> _Exercise task_
Gather up every line from the entries below that uses the word "this".

================

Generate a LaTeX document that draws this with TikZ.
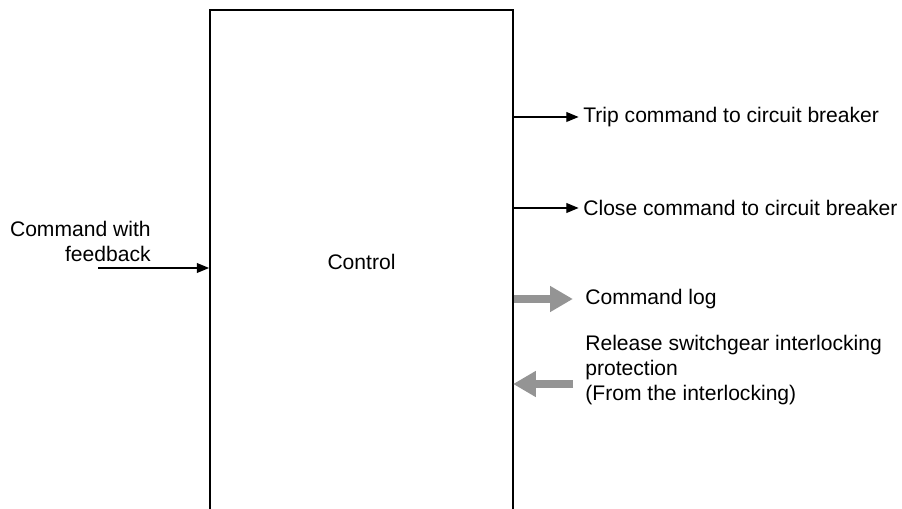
\documentclass[tikz,border=0pt]{standalone}
\usepackage{fontspec}
\setmainfont{Liberation Sans}
\usetikzlibrary{arrows.meta}

\tikzset{
  lbl/.style={anchor=west, inner sep=0pt, align=left, font=\fontsize{12}{14.2}\selectfont},
  sig/.style={line width=0.75pt, -{Triangle[length=7pt, width=5.6pt]}},
  fat/.style={line width=4pt, draw=black!42, -{Triangle[length=13pt, width=14pt]}, shorten >=-0.5pt}
}

\begin{document}
\begin{tikzpicture}[x=0.02cm, y=-0.02cm]
  % canvas 902 x 509 px, y going down
  \useasboundingbox (0,0) rectangle (902,509);
  \clip (0,0) rectangle (902,509);
  % control box, bottom edge lies below the page
  \node[draw, line width=1.1pt, minimum width=6.06cm, minimum height=11.8cm, inner sep=0pt] (ctrl) at (361.5,305) {};
  \node[font=\fontsize{12}{14.2}\selectfont] (ctrltxt) at (361.5,262) {Control};
  % input
  \node[lbl, anchor=east, align=right] (cmdtxt) at (151,241) {Command with\\feedback};
  \coordinate (cmdin) at (98,268);
  \draw[sig] (cmdin) -- (cmdin -| ctrl.west);
  % outputs
  \node[lbl] (trip) at (583,117) {Trip command to circuit breaker};
  \node[lbl] (close) at (583,208) {Close command to circuit breaker};
  \draw[sig, shorten >=2.5pt] (ctrl.east |- trip.west) -- (trip.west);
  \draw[sig, shorten >=2.5pt] (ctrl.east |- close.west) -- (close.west);
  % log and interlocking
  \node[lbl] (log) at (585,299) {Command log};
  \node[lbl] (rel) at (585,370) {Release switchgear interlocking\\protection\\(From the interlocking)};
  \coordinate (logend) at (572,299);
  \coordinate (relstart) at (573,384);
  \draw[fat] (ctrl.east |- logend) -- (logend);
  \draw[fat] (relstart) -- (relstart -| ctrl.east);
\end{tikzpicture}
\end{document}
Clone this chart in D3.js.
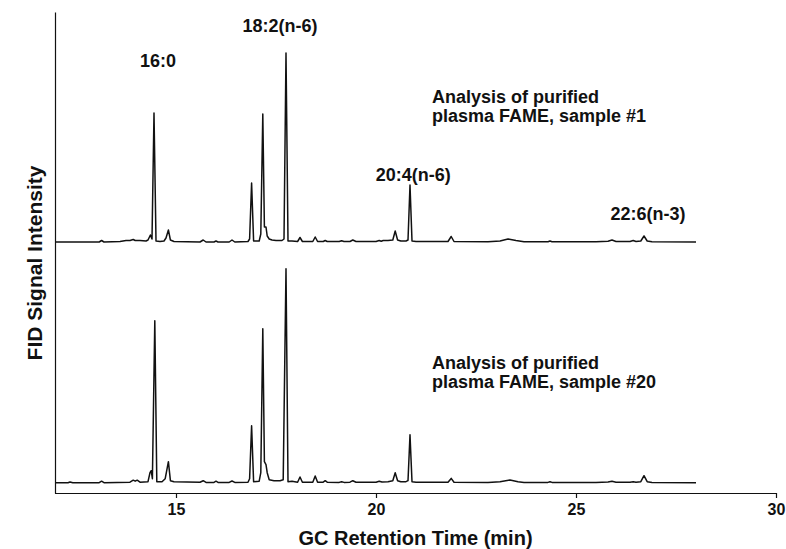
<!DOCTYPE html>
<html>
<head>
<meta charset="utf-8">
<script src="https://cdn.jsdelivr.net/npm/d3@7"></script>
<style>
  body { margin: 0; background: #fff; }
  text { font-family: "Liberation Sans", Arial, Helvetica, sans-serif; font-weight: bold; fill: #111; }
</style>
</head>
<body>
<div id="canvas"></div>
<script>
// GC retention time (min) vs FID signal (arbitrary units)
const sample1 = [
  [12.0, 0], [13.08, 0], [13.14, 1.5], [13.2, 0], [13.6, 0.5], [13.75, 1.5], [13.85, 1.5],
  [13.93, 2.5], [13.98, 1.5], [14.1, 1.5], [14.25, 1], [14.3, 2], [14.36, 7], [14.4, 3],
  [14.45, 129], [14.5, 1], [14.6, 0.5], [14.7, 1], [14.75, 4], [14.81, 12], [14.86, 2],
  [14.95, 0.5], [15.6, 0], [15.68, 2], [15.75, 0], [15.95, 0], [16.0, 1], [16.05, 0],
  [16.33, 0], [16.4, 2], [16.47, 0], [16.8, 0.5], [16.84, 3], [16.89, 59], [16.94, 1],
  [17.08, 1], [17.12, 8], [17.17, 128], [17.21, 15], [17.25, 15], [17.28, 6], [17.33, 3],
  [17.4, 2], [17.5, 1.5], [17.65, 1.5], [17.7, 3], [17.75, 189], [17.8, 1], [17.9, 1],
  [18.04, 0.5], [18.1, 4.5], [18.16, 0.5], [18.42, 0.5], [18.48, 5], [18.54, 0.5],
  [18.68, 0.5], [18.73, 1.5], [18.78, 0.5], [19.08, 0.5], [19.14, 1.2], [19.2, 0.5],
  [19.35, 0.5], [19.42, 2], [19.5, 0.5], [20.0, 0.5], [20.08, 1.5], [20.13, 0.8],
  [20.18, 1.5], [20.3, 1.5], [20.42, 2], [20.48, 11], [20.54, 2], [20.62, 1], [20.75, 1],
  [20.8, 2], [20.85, 57], [20.9, 1], [21.0, 0.5], [21.8, 0.5], [21.88, 5.5], [21.95, 0.5],
  [22.8, 0.3], [23.1, 1], [23.3, 3], [23.5, 1.5], [23.7, 0.3], [24.3, 0.3], [24.35, 1],
  [24.4, 0.3], [25.5, 0.3], [25.8, 0.8], [25.9, 2], [26.0, 0.5], [26.35, 0.5], [26.43, 1.5],
  [26.5, 0.5], [26.62, 1], [26.7, 6], [26.78, 1], [26.9, 0.3], [28.0, 0]
];

const sample20 = [
  [12.0, 0], [12.3, 0], [12.35, 0.7], [12.42, 0], [13.08, 0], [13.14, 1.5], [13.2, 0],
  [13.85, 0.5], [13.93, 2.5], [13.98, 1.5], [14.03, 2.5], [14.1, 0.5], [14.3, 1], [14.35, 10],
  [14.38, 12], [14.41, 4], [14.47, 162], [14.52, 1], [14.65, 1], [14.73, 4], [14.81, 21],
  [14.86, 2], [14.95, 1], [15.6, 0.5], [15.68, 2], [15.75, 0.3], [15.95, 0.3], [16.0, 1.5],
  [16.05, 0.3], [16.33, 0.3], [16.4, 1.7], [16.47, 0.3], [16.8, 0.5], [16.84, 4], [16.89, 57],
  [16.94, 1], [17.08, 1.5], [17.12, 10], [17.17, 154], [17.21, 21], [17.25, 18], [17.28, 10],
  [17.33, 3], [17.45, 2], [17.6, 2], [17.68, 3], [17.75, 214], [17.8, 1], [17.9, 1.5],
  [18.04, 0.5], [18.1, 5.7], [18.16, 0.5], [18.42, 0.5], [18.48, 6.7], [18.54, 0.5],
  [18.68, 0.5], [18.73, 2], [18.78, 0.5], [19.08, 0.3], [19.14, 1], [19.2, 0.3], [19.35, 0.5],
  [19.42, 2], [19.5, 0.5], [20.0, 0.5], [20.08, 1.5], [20.15, 0.8], [20.3, 1], [20.42, 2],
  [20.48, 10], [20.54, 2], [20.62, 1], [20.75, 1], [20.8, 2], [20.85, 48], [20.9, 1],
  [21.0, 0.5], [21.8, 0.5], [21.88, 4.3], [21.95, 0.5], [22.8, 0.3], [23.1, 1], [23.35, 2.7],
  [23.55, 1], [23.7, 0.3], [24.3, 0.3], [24.35, 1], [24.4, 0.3], [25.5, 0.3], [25.8, 0.7],
  [25.9, 1.5], [26.0, 0.5], [26.35, 0.5], [26.43, 1], [26.5, 0.5], [26.62, 1], [26.7, 7],
  [26.78, 1], [26.9, 0.3], [28.0, 0]
];

const xTicks = [15, 20, 25, 30];
const peakNames = ["16:0", "18:2(n-6)", "20:4(n-6)", "22:6(n-3)"];
const peakLabelTime = [14.55, 17.6, 20.93, 26.8];
const peakLabelSignal = [175, 210, 61, 22];
const sampleTitles = [
  ["Analysis of purified", "plasma FAME, sample #1"],
  ["Analysis of purified", "plasma FAME, sample #20"]
];

const width = 786;
const height = 549;
const left = 55;
const axisY = 493;

const svg = d3
  .select("#canvas")
  .append("svg")
  .attr("width", width)
  .attr("height", height)
  .attr("viewBox", [0, 0, width, height]);

const xScale = d3.scaleLinear([12, 30], [56, 776]);
// one signal scale per stacked chromatogram
const yTop = d3.scaleLinear([0, 230], [242, 12]);
const yBottom = d3.scaleLinear([0, 230], [482.7, 252.7]);
const yFrame = d3.scaleLinear([0, 1], [axisY, 12]);

// x axis
svg
  .append("g")
  .attr("transform", `translate(0,${axisY})`)
  .call(d3.axisBottom(xScale).tickValues(xTicks).tickSize(5).tickSizeOuter(0).tickPadding(6))
  .call((g) => g.select(".domain").attr("d", `M${left},0.5H${xScale(30)}`))
  .call((g) => g.selectAll("line").attr("stroke", "#111").attr("stroke-width", 1.2))
  .call((g) => g.select(".domain").attr("stroke", "#111").attr("stroke-width", 1.2))
  .call((g) =>
    g.selectAll("text")
      .attr("font-size", 16)
      .attr("font-family", "'Liberation Sans', Arial, sans-serif")
      .attr("font-weight", "bold")
      .attr("fill", "#111")
  );

// y axis, a bare line
svg
  .append("g")
  .attr("transform", `translate(${left},0)`)
  .call(d3.axisLeft(yFrame).ticks(0).tickSizeOuter(0))
  .call((g) => g.select(".domain").attr("stroke", "#111").attr("stroke-width", 1.2));

svg
  .append("text")
  .attr("x", (left + xScale(30)) / 2)
  .attr("y", 545)
  .attr("text-anchor", "middle")
  .attr("font-size", 20)
  .text("GC Retention Time (min)");

svg
  .append("text")
  .attr("transform", "translate(42,263) rotate(-90)")
  .attr("text-anchor", "middle")
  .attr("font-size", 21)
  .text("FID Signal Intensity");

// Draw chromatograms
const traces = [
  { data: sample1, y: yTop },
  { data: sample20, y: yBottom }
];

for (const tr of traces) {
  const line = d3
    .line()
    .x((d) => xScale(d[0]))
    .y((d) => tr.y(d[1]));

  svg
    .append("path")
    .attr("fill", "none")
    .attr("stroke", "#111")
    .attr("stroke-width", 1.5)
    .attr("stroke-linejoin", "round")
    .attr("d", line(tr.data));
}

// peak labels on the upper trace
svg
  .selectAll(".peak")
  .data(peakNames)
  .enter()
  .append("text")
  .attr("class", "peak")
  .attr("x", (d, i) => xScale(peakLabelTime[i]))
  .attr("y", (d, i) => yTop(peakLabelSignal[i]))
  .attr("text-anchor", "middle")
  .attr("font-size", 18)
  .text((d) => d);

// sample captions
const captionTime = 21.4;
const captionSignal = [139, 114];
[yTop, yBottom].forEach((y, k) => {
  const t = svg
    .append("text")
    .attr("x", xScale(captionTime))
    .attr("y", y(captionSignal[k]))
    .attr("font-size", 18);
  sampleTitles[k].forEach((s, j) => {
    t.append("tspan")
      .attr("x", xScale(captionTime))
      .attr("dy", j === 0 ? 0 : 19)
      .text(s);
  });
});
</script>
</body>
</html>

================

> _The result_
Generate a LaTeX document that draws this with TikZ.
Clone this chart in D3.js.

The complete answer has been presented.